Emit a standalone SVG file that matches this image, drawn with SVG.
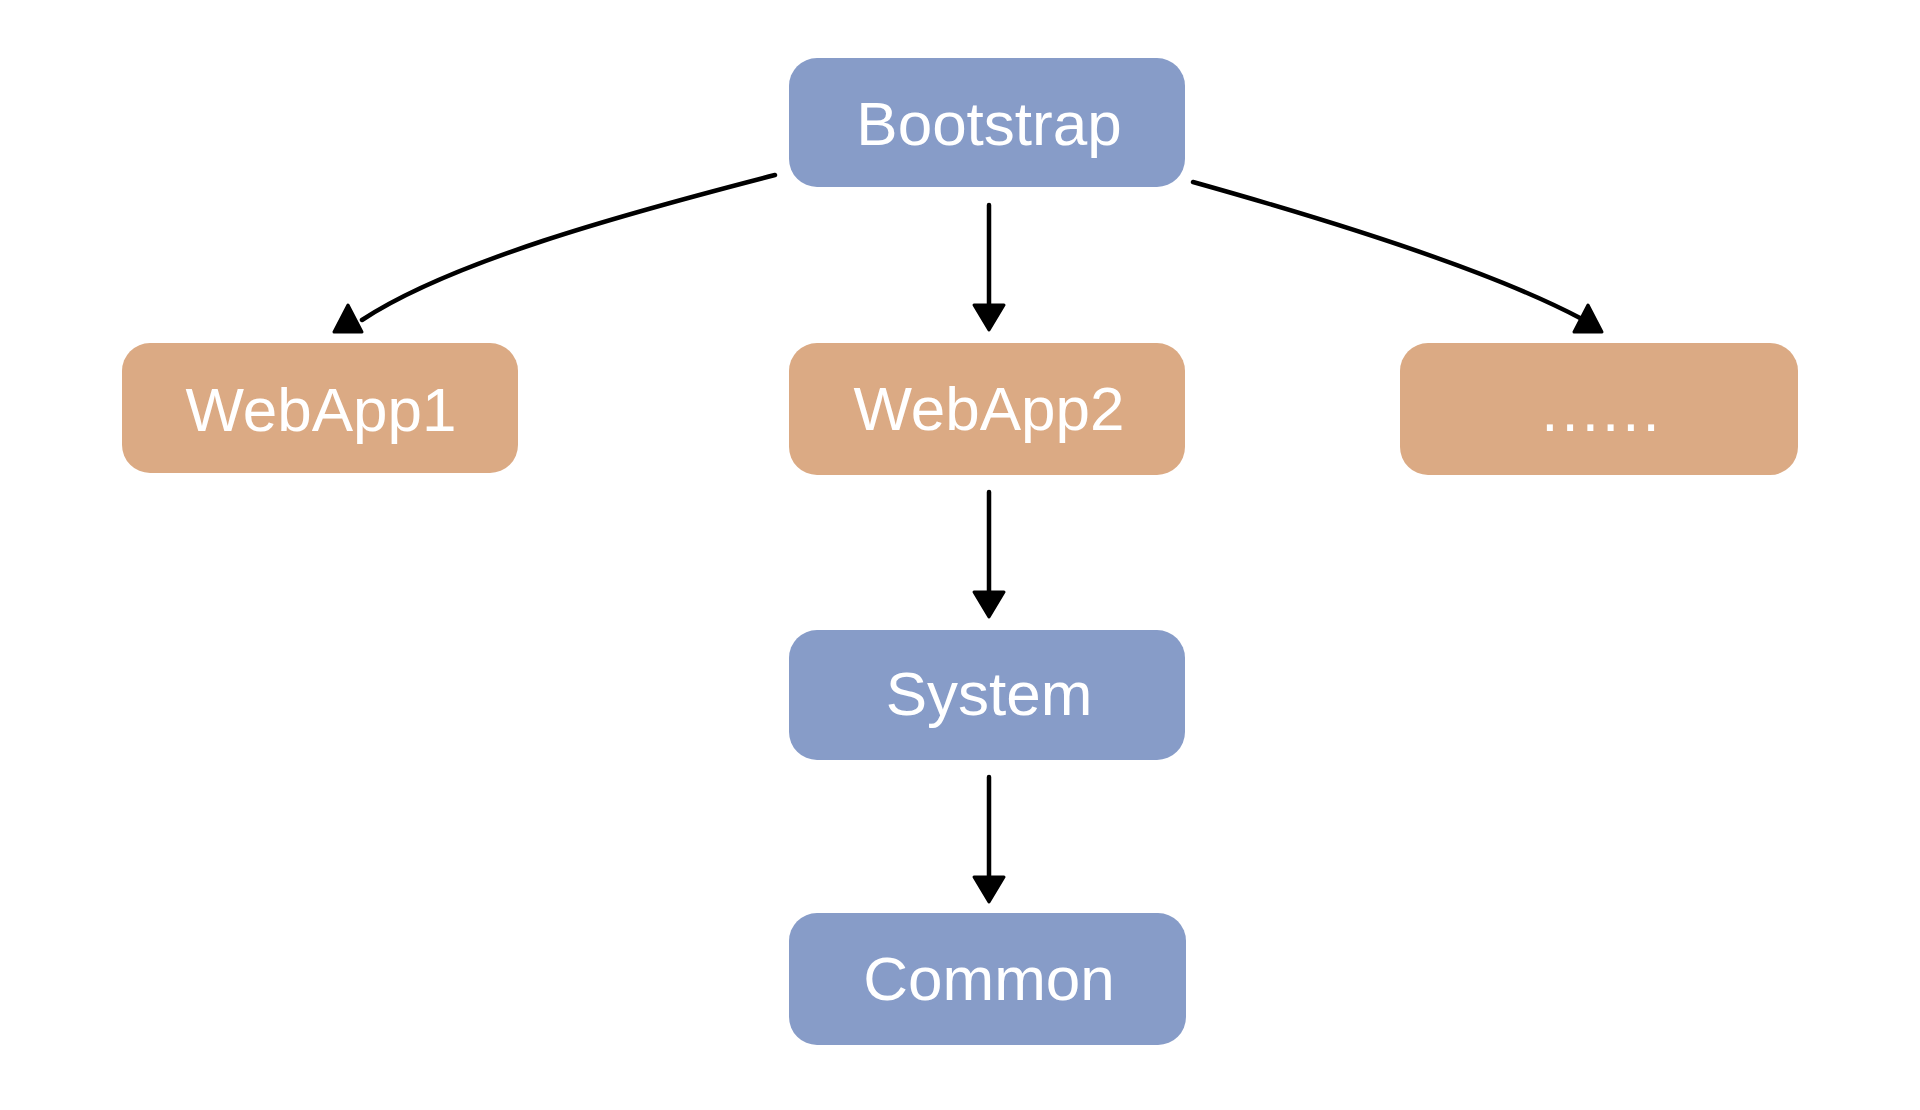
<svg xmlns="http://www.w3.org/2000/svg" xmlns:xlink="http://www.w3.org/1999/xlink" width="1920" height="1110" viewBox="0 0 1920 1110">
  <style>
    .blue { fill: #879CC8; }
    .orange { fill: #DBAA84; }
    .edge { fill: none; stroke: #ffffff; stroke-width: 2; stroke-opacity: 0.5; stroke-dasharray: 14 5 3 6; }
    .label { font-family: "Liberation Sans", Arial, Helvetica, sans-serif; font-size: 62px; fill: #ffffff; text-anchor: middle; }
    .conn { fill: none; stroke: #000000; stroke-width: 4.5; stroke-linecap: round; }
    .head { fill: #000000; stroke: #000000; stroke-width: 3; stroke-linejoin: round; }
  </style>
  <defs>
    <path id="headDown" d="M-15,-25 L15,-25 L0,0 Z"/>
    <path id="headUp" d="M0,0 L14,27 L-14,27 Z"/>
  </defs>
  <rect width="1920" height="1110" fill="#ffffff"/>

  <g id="connectors">
    <path class="conn" d="M775,175 C620,215 450,262 362,320"/>
    <use class="head" xlink:href="#headUp" x="348" y="305"/>
    <path class="conn" d="M989,205 L989,312"/>
    <use class="head" xlink:href="#headDown" x="989" y="330"/>
    <path class="conn" d="M1193,182 C1300,212 1480,265 1580,318"/>
    <use class="head" xlink:href="#headUp" x="1588" y="305"/>
    <path class="conn" d="M989,492 L989,599"/>
    <use class="head" xlink:href="#headDown" x="989" y="617"/>
    <path class="conn" d="M989,777 L989,884"/>
    <use class="head" xlink:href="#headDown" x="989" y="902"/>
  </g>

  <g id="node-bootstrap">
    <rect class="blue" x="789" y="58" width="396" height="129" rx="28"/>
    <text class="label" x="989" y="145">Bootstrap</text>
  </g>
  <g id="node-webapp1">
    <rect class="orange" x="122" y="343" width="396" height="130" rx="28"/>
    <text class="label" x="321" y="431">WebApp1</text>
  </g>
  <g id="node-webapp2">
    <rect class="orange" x="789" y="343" width="396" height="132" rx="28"/>
    <text class="label" x="989" y="430">WebApp2</text>
  </g>
  <g id="node-more">
    <rect class="orange" x="1400" y="343" width="398" height="132" rx="28"/>
    <text class="label" x="1602" y="431" letter-spacing="3">......</text>
  </g>
  <g id="node-system">
    <rect class="blue" x="789" y="630" width="396" height="130" rx="28"/>
    <text class="label" x="989" y="715">System</text>
  </g>
  <g id="node-common">
    <rect class="blue" x="789" y="913" width="397" height="132" rx="28"/>
    <text class="label" x="989" y="1000">Common</text>
  </g>
</svg>
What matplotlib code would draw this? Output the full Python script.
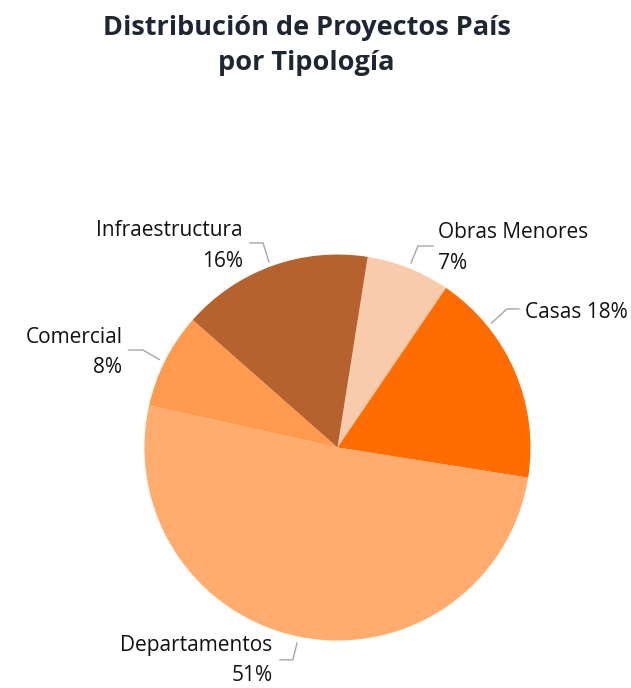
import matplotlib
matplotlib.use("Agg")
import matplotlib.pyplot as plt
import numpy as np

# Datos
categorias = ["Obras Menores", "Casas", "Departamentos", "Comercial", "Infraestructura"]
porcentajes = [7, 18, 51, 8, 16]
colores = ["#F8CBAD", "#FF6D00", "#FFAC6E", "#FF9A4E", "#B5622E"]

# Posiciones de etiquetas (en radios del pie): texto, codo, punta
etiquetas = {
    "Obras Menores":   dict(txt=(0.521, 1.034), ha="left",  sep="\n", codo=(0.495, 0.417), punta=(0.381, 0.956), y=1.044),
    "Casas":           dict(txt=(0.972, 0.702), ha="left",  sep=" ",  codo=(0.940, 0.878), punta=(0.798, 0.645), y=0.718),
    "Departamentos":   dict(txt=(-0.336, -1.105), ha="right", sep="\n", codo=(-0.298, -0.231), punta=(-0.210, -1.013), y=-1.100),
    "Comercial":       dict(txt=(-1.114, 0.492), ha="right", sep="\n", codo=(-1.083, -1.008), punta=(-0.923, 0.456), y=0.505),
    "Infraestructura": dict(txt=(-0.490, 1.044), ha="right", sep="\n", codo=(-0.453, -0.386), punta=(-0.355, 0.961), y=1.060),
}

plt.rcParams['font.family'] = ['Open Sans', 'DejaVu Sans']

fig = plt.figure(figsize=(6.31, 6.88), dpi=100)
ax = fig.add_axes([144.5 / 631, 47.5 / 688, 386 / 631, 386 / 688])

ax.pie(porcentajes, colors=colores, startangle=81, counterclock=False,
       radius=1, wedgeprops=dict(linewidth=0))
ax.set_xlim(-1, 1)
ax.set_ylim(-1, 1)
ax.set_aspect("equal")
ax.axis("off")

for cat, pct in zip(categorias, porcentajes):
    e = etiquetas[cat]
    ax.text(e["txt"][0], e["txt"][1], f"{cat}{e['sep']}{pct}%", ha=e["ha"], va="center",
            multialignment=e["ha"], fontsize=15, color="#111111", linespacing=1.58)
    x0, x1 = e["codo"]
    ax.plot([x0, x1, e["punta"][0]], [e["y"], e["y"], e["punta"][1]],
            color="#A6A6A6", linewidth=1, clip_on=False)

fig.text(0.486, 0.934, "Distribución de Proyectos País\npor Tipología", ha="center", va="center",
         fontsize=19.5, fontweight="bold", color="#1E2633", linespacing=1.48)

fig.savefig("out.png", dpi=100)
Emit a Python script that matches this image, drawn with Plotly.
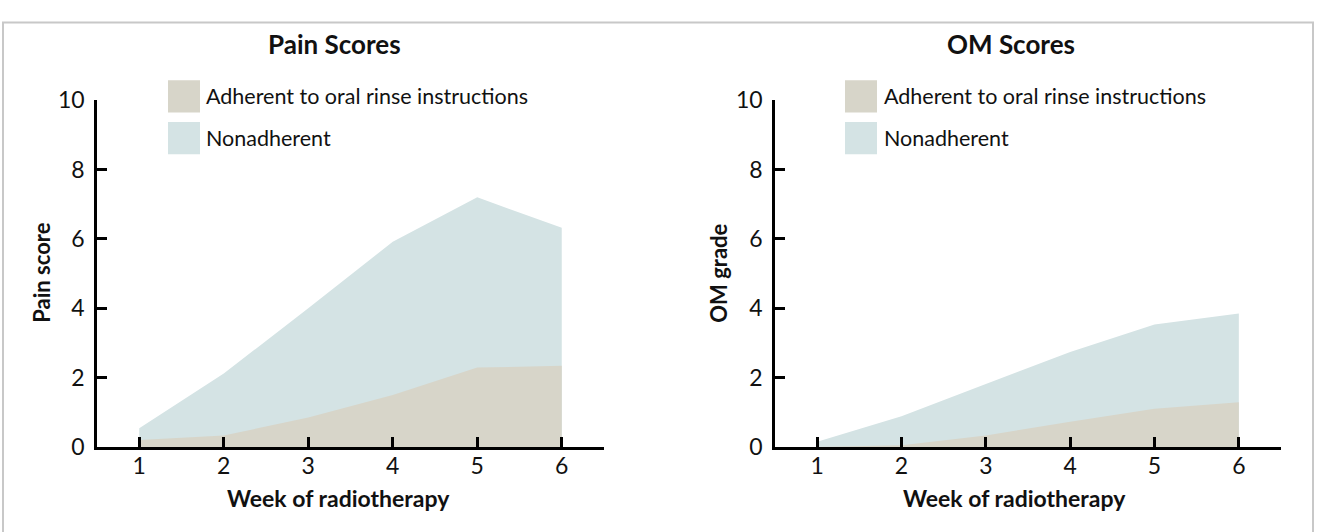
import plotly.graph_objects as go

weeks = [1, 2, 3, 4, 5, 6]
pain_adherent = [0.20, 0.33, 0.85, 1.50, 2.29, 2.34]
pain_nonadherent = [0.54, 2.12, 4.00, 5.92, 7.20, 6.32]
om_adherent = [0.00, 0.05, 0.33, 0.73, 1.10, 1.29]
om_nonadherent = [0.15, 0.89, 1.82, 2.74, 3.53, 3.85]
y_ticks = [0, 2, 4, 6, 8, 10]
series_names = ["Adherent to oral rinse instructions", "Nonadherent"]
panel_titles = ["Pain Scores", "OM Scores"]
y_titles = ["Pain score", "OM grade"]
x_title = "Week of radiotherapy"

W, H = 1318, 532
C_ADH = "#d7d5c9"
C_NON = "#d4e3e4"
FONT = "Lato"
TXT = "#111111"

def px(x):
    return x / W

def py(y):
    return 1 - y / H

fig = go.Figure()

panels = [
    (pain_nonadherent, pain_adherent, "x", "y"),
    (om_nonadherent, om_adherent, "x2", "y2"),
]
for non, adh, xa, ya in panels:
    fig.add_trace(go.Scatter(x=weeks, y=non, mode="none", fill="tozeroy",
                             fillcolor=C_NON, name=series_names[1],
                             showlegend=False, xaxis=xa, yaxis=ya))
    fig.add_trace(go.Scatter(x=weeks, y=adh, mode="none", fill="tozeroy",
                             fillcolor=C_ADH, name=series_names[0],
                             showlegend=False, xaxis=xa, yaxis=ya))

y_dom = [py(456), py(90)]
axis_common = dict(
    showgrid=False, zeroline=False, showline=True, linecolor="black",
    linewidth=2.5, ticks="inside", ticklen=10, tickwidth=2.5,
    tickcolor="black", tickfont=dict(family=FONT, size=23, color=TXT),
)
fig.update_layout(
    width=W, height=H,
    margin=dict(l=0, r=0, t=0, b=0),
    paper_bgcolor="white", plot_bgcolor="white",
    showlegend=False,
    xaxis=dict(domain=[px(97), px(604)], range=[0.5, 6.5], tickvals=weeks,
               anchor="y", ticklabelstandoff=-3, **axis_common),
    yaxis=dict(domain=y_dom, range=[0, 10], tickvals=y_ticks,
               anchor="x", ticklabelstandoff=5, **axis_common),
    xaxis2=dict(domain=[px(775), px(1281)], range=[0.5, 6.5], tickvals=weeks,
                anchor="y2", ticklabelstandoff=-3, **axis_common),
    yaxis2=dict(domain=y_dom, range=[0, 10], tickvals=y_ticks,
                anchor="x2", ticklabelstandoff=5, **axis_common),
)

shapes = []
annotations = []

# outer light border
shapes.append(dict(type="rect", xref="paper", yref="paper",
                   x0=px(3), x1=px(1313), y0=py(560), y1=py(8),
                   line=dict(color="#c8c8c8", width=2), fillcolor="rgba(0,0,0,0)",
                   layer="below"))

panel_geo = [
    dict(title_x=334, xt_x=338, yt_x=42, sw_x=168, txt_x=204),
    dict(title_x=1011, xt_x=1014, yt_x=719, sw_x=845, txt_x=882),
]
for i, g in enumerate(panel_geo):
    annotations.append(dict(text="<b>" + panel_titles[i] + "</b>", xref="paper", yref="paper",
                            x=px(g["title_x"]), y=py(31), showarrow=False,
                            xanchor="center", yanchor="middle",
                            font=dict(family=FONT, size=26, color=TXT)))
    annotations.append(dict(text="<b>" + x_title + "</b>", xref="paper", yref="paper",
                            x=px(g["xt_x"]), y=py(510), showarrow=False,
                            xanchor="center", yanchor="middle",
                            font=dict(family=FONT, size=23, color=TXT)))
    annotations.append(dict(text="<b>" + y_titles[i] + "</b>", xref="paper", yref="paper",
                            x=px(g["yt_x"]), y=py(272), showarrow=False, textangle=-90,
                            xanchor="center", yanchor="middle",
                            font=dict(family=FONT, size=22, color=TXT)))
    for j, (col, yc) in enumerate([(C_ADH, 86), (C_NON, 130)]):
        shapes.append(dict(type="rect", xref="paper", yref="paper",
                           x0=px(g["sw_x"]), x1=px(g["sw_x"] + 32),
                           y0=py(yc + 17), y1=py(yc - 17),
                           line=dict(width=0), fillcolor=col))
        annotations.append(dict(text=series_names[j], xref="paper", yref="paper",
                                x=px(g["txt_x"]), y=py(yc), showarrow=False,
                                xanchor="left", yanchor="middle",
                                font=dict(family=FONT, size=21.5, color=TXT)))

fig.update_layout(shapes=shapes, annotations=annotations)
fig.write_html("out.html", config={"displayModeBar": False},
               post_script="document.body.style.margin='0';")
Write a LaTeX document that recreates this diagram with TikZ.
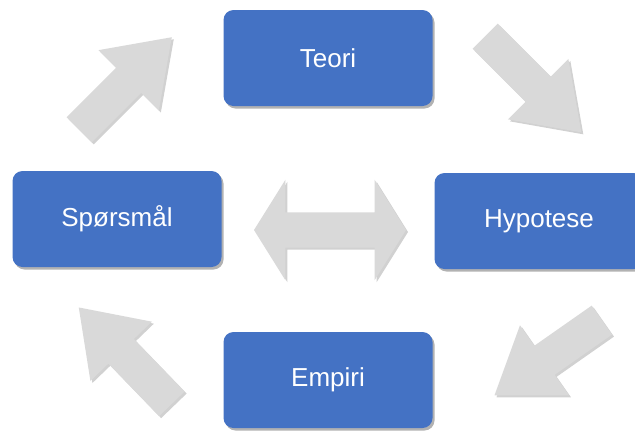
\documentclass[tikz,border=0pt]{standalone}
\usepackage{fontspec}
\setmainfont{Liberation Sans}
\usetikzlibrary{shapes.arrows,shadows}
\definecolor{boxblue}{HTML}{4472C4}
\definecolor{arrowgray}{HTML}{D9D9D9}
\begin{document}
\begin{tikzpicture}[x=1pt,y=-1pt,
  box/.style={rectangle,rounded corners=10pt,fill=boxblue,text=white,
    minimum width=209pt,minimum height=96pt,font=\fontsize{26}{30}\selectfont,
    drop shadow={shadow xshift=2pt,shadow yshift=-2.5pt,fill=black,opacity=0.3}},
  bigarrow/.style={single arrow,fill=arrowgray,inner sep=0pt,inner ysep=17.5pt,
    single arrow head extend=25pt,single arrow tip angle=70,anchor=tail,
    drop shadow={shadow xshift=2pt,shadow yshift=-2pt,fill=black,opacity=0.18}}]
\clip (0,0) rectangle (635,432);
\fill[white] (0,0) rectangle (635,432);

\node[box] (teori) at (328,58) {Teori};
\node[box] (sporsmal) at (117,219) {Spørsmål};
\node[box] (hypotese) at (539,221) {Hypotese};
\node[box] (empiri) at (328,380) {Empiri};

\node[bigarrow,minimum height=131pt,rotate=45] (pilTeori) at (79,130) {};
\node[bigarrow,minimum height=136pt,rotate=-45] (pilHypotese) at (485,36) {};
\node[bigarrow,minimum height=131pt,rotate=-145] (pilEmpiri) at (602,320) {};
\node[bigarrow,minimum height=134pt,rotate=134] (pilSporsmal) at (172,404) {};

\node[double arrow,fill=arrowgray,inner sep=0pt,inner ysep=17.5pt,
  minimum height=152pt,double arrow head extend=32.5pt,double arrow tip angle=116,
  drop shadow={shadow xshift=2pt,shadow yshift=-2pt,fill=black,opacity=0.18}]
  (midtpil) at (330,230) {};
\end{tikzpicture}
\end{document}
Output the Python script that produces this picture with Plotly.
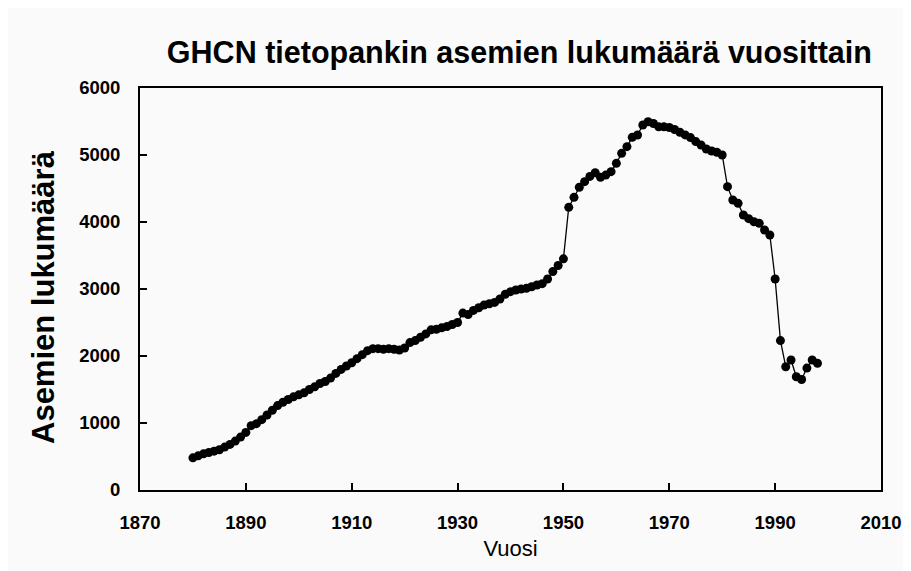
import plotly.graph_objects as go

years = list(range(1880, 1999))
stations = [
    480, 510, 540, 560, 580, 600, 640, 680, 730, 790,          # 1880-1889
    860, 960, 990, 1050, 1120, 1190, 1260, 1310, 1350, 1390,   # 1890-1899
    1420, 1450, 1500, 1540, 1590, 1620, 1670, 1740, 1800, 1850,  # 1900-1909
    1900, 1960, 2020, 2080, 2110, 2110, 2100, 2110, 2100, 2090,  # 1910-1919
    2120, 2200, 2230, 2280, 2330, 2390, 2400, 2420, 2440, 2470,  # 1920-1929
    2500, 2640, 2620, 2680, 2720, 2760, 2780, 2800, 2850, 2920,  # 1930-1939
    2960, 2985, 3000, 3010, 3034, 3060, 3080, 3150, 3260, 3350,  # 1940-1949
    3450, 4219, 4368, 4518, 4602, 4680, 4736, 4667, 4700, 4751,  # 1950-1959
    4876, 5025, 5124, 5264, 5298, 5448, 5497, 5470, 5420, 5420,  # 1960-1969
    5410, 5380, 5340, 5300, 5260, 5200, 5150, 5090, 5060, 5040,  # 1970-1979
    5000, 4527, 4328, 4279, 4104, 4050, 4004, 3980, 3880, 3806,  # 1980-1989
    3150, 2230, 1840, 1940, 1690, 1650, 1820, 1940, 1890,        # 1990-1998
]

x_ticks = [1870, 1890, 1910, 1930, 1950, 1970, 1990, 2010]
y_ticks = [0, 1000, 2000, 3000, 4000, 5000, 6000]

title_text = "GHCN tietopankin asemien lukumäärä vuosittain"
x_title = "Vuosi"
y_title = "Asemien lukumäärä"

bg = "#fafafa"
font_family = "Liberation Sans, Arial, sans-serif"

# the page body has an 8px default margin, so the figure is sized to compensate
W, H = 903, 563
ML, MR, MT, MB = 132, 30, 80, 81
plot_w = W - ML - MR
plot_h = H - MT - MB

fig = go.Figure(
    go.Scatter(
        x=years,
        y=stations,
        mode="lines+markers",
        line=dict(color="black", width=1.3),
        marker=dict(color="black", size=9, symbol="circle"),
        showlegend=False,
    )
)

fig.update_layout(
    width=W,
    height=H,
    paper_bgcolor=bg,
    plot_bgcolor=bg,
    margin=dict(l=ML, r=MR, t=MT, b=MB),
    font=dict(family=font_family, color="black"),
    title=dict(
        text="<b>" + title_text + "</b>",
        font=dict(size=30.5, family=font_family, color="black"),
        x=0.512,
        xref="paper",
        xanchor="center",
        y=1 - 44 / H,
        yref="container",
        yanchor="middle",
    ),
    annotations=[
        dict(
            text="<b>" + y_title + "</b>",
            xref="paper",
            yref="paper",
            x=-97 / plot_w,
            y=(482 - 289) / plot_h,
            xanchor="center",
            yanchor="middle",
            textangle=-90,
            showarrow=False,
            font=dict(size=31, family=font_family, color="black"),
        )
    ],
)

fig.update_xaxes(
    range=[1870, 2010],
    tickvals=x_ticks,
    ticktext=[str(v) for v in x_ticks],
    ticks="inside",
    ticklen=7,
    tickwidth=1.5,
    tickcolor="black",
    showline=True,
    linecolor="black",
    linewidth=2,
    mirror=True,
    showgrid=False,
    zeroline=False,
    automargin=False,
    tickfont=dict(size=18.5, family=font_family, color="black", weight="bold"),
    ticklabelstandoff=15,
    title=dict(text=x_title, font=dict(size=22, family=font_family, color="black"), standoff=8),
)

fig.update_yaxes(
    range=[0, 6000],
    tickvals=y_ticks,
    ticktext=[str(v) for v in y_ticks],
    ticks="inside",
    ticklen=7,
    tickwidth=1.5,
    tickcolor="black",
    showline=True,
    linecolor="black",
    linewidth=2,
    mirror=True,
    showgrid=False,
    zeroline=False,
    automargin=False,
    tickfont=dict(size=18.5, family=font_family, color="black", weight="bold"),
    ticklabelstandoff=14,
)

fig.write_html("out.html")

────────────────────────────────────────

Pull every line containing the word "matches" out of the material.

Emit a standalone SVG file that matches this image, drawn with SVG.
Emit a Python script that matches this image, drawn with Plotly.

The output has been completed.